• _YOUR GOAL_
With the pictures left out, copy the listing below exactly.
## Begin DATA BLOCK
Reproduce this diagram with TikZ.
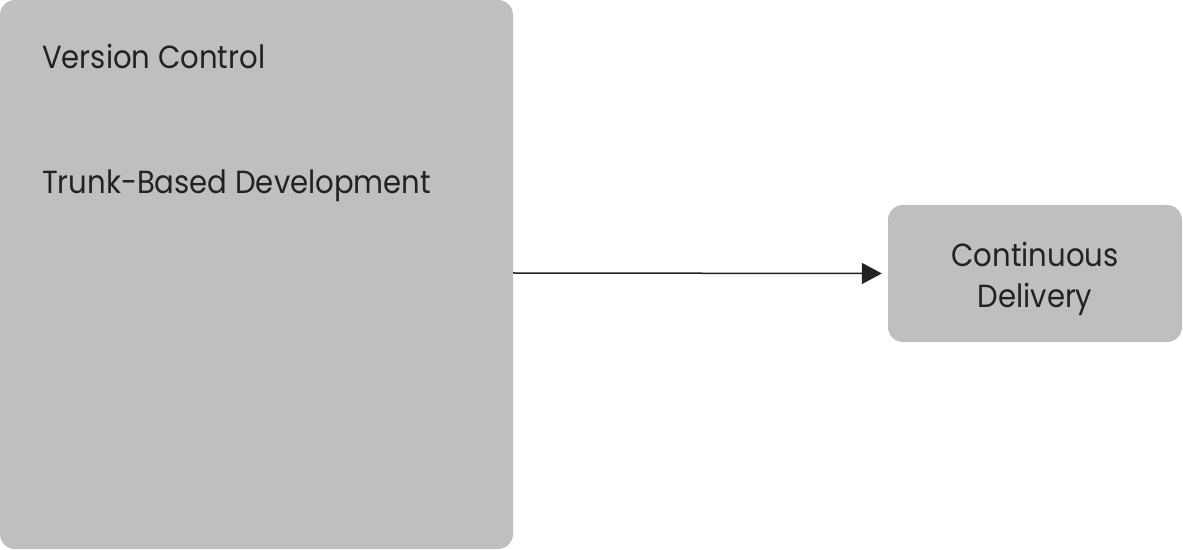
\documentclass[tikz,border=0pt]{standalone}
\usepackage{fontspec}
\setmainfont{Poppins}
\usetikzlibrary{arrows.meta}
\definecolor{boxgray}{HTML}{BFBFBF}
\definecolor{inkdark}{HTML}{222222}
\newcommand{\narrowtxt}[1]{\scalebox{0.91}[1]{#1}}
\begin{document}
\begin{tikzpicture}[x=1pt,y=1pt,
  graybox/.style={fill=boxgray,draw=none,rounded corners=15pt},
  lbl/.style={text=inkdark,font=\fontsize{32}{40}\selectfont,inner sep=0pt,anchor=base west},
  conn/.style={draw=inkdark,line width=1.5pt,shorten >=6pt,-{Triangle[length=20pt,width=21pt]}}]
\useasboundingbox (0,0) rectangle (1183,549);
\fill[graybox] (0,0) rectangle (513,549);
\node[graybox,minimum width=294pt,minimum height=137pt,inner sep=0pt] (cd) at (1035,275.5) {};
\coordinate (src) at (513,276);
\node[lbl] (vc) at (42,480) {\narrowtxt{Version Control}};
\node[lbl] (tbd) at (42,355) {\narrowtxt{Trunk-Based Development}};
\node[text=inkdark,font=\fontsize{32}{41}\selectfont,align=center,inner sep=0pt] (cdt) at (1035,270) {\narrowtxt{Continuous}\\\narrowtxt{Delivery}};
\draw[conn] (src) -- (cd.west);
\end{tikzpicture}
\end{document}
## End DATA BLOCK
• _ANSWER FOR THE TASK_
Reproduce this diagram with TikZ.
\documentclass[tikz,border=0pt]{standalone}
\usepackage{fontspec}
\setmainfont{Poppins}
\usetikzlibrary{arrows.meta}
\definecolor{boxgray}{HTML}{BFBFBF}
\definecolor{inkdark}{HTML}{222222}
\newcommand{\narrowtxt}[1]{\scalebox{0.91}[1]{#1}}
\begin{document}
\begin{tikzpicture}[x=1pt,y=1pt,
  graybox/.style={fill=boxgray,draw=none,rounded corners=15pt},
  lbl/.style={text=inkdark,font=\fontsize{32}{40}\selectfont,inner sep=0pt,anchor=base west},
  conn/.style={draw=inkdark,line width=1.5pt,shorten >=6pt,-{Triangle[length=20pt,width=21pt]}}]
\useasboundingbox (0,0) rectangle (1183,549);
\fill[graybox] (0,0) rectangle (513,549);
\node[graybox,minimum width=294pt,minimum height=137pt,inner sep=0pt] (cd) at (1035,275.5) {};
\coordinate (src) at (513,276);
\node[lbl] (vc) at (42,480) {\narrowtxt{Version Control}};
\node[lbl] (tbd) at (42,355) {\narrowtxt{Trunk-Based Development}};
\node[text=inkdark,font=\fontsize{32}{41}\selectfont,align=center,inner sep=0pt] (cdt) at (1035,270) {\narrowtxt{Continuous}\\\narrowtxt{Delivery}};
\draw[conn] (src) -- (cd.west);
\end{tikzpicture}
\end{document}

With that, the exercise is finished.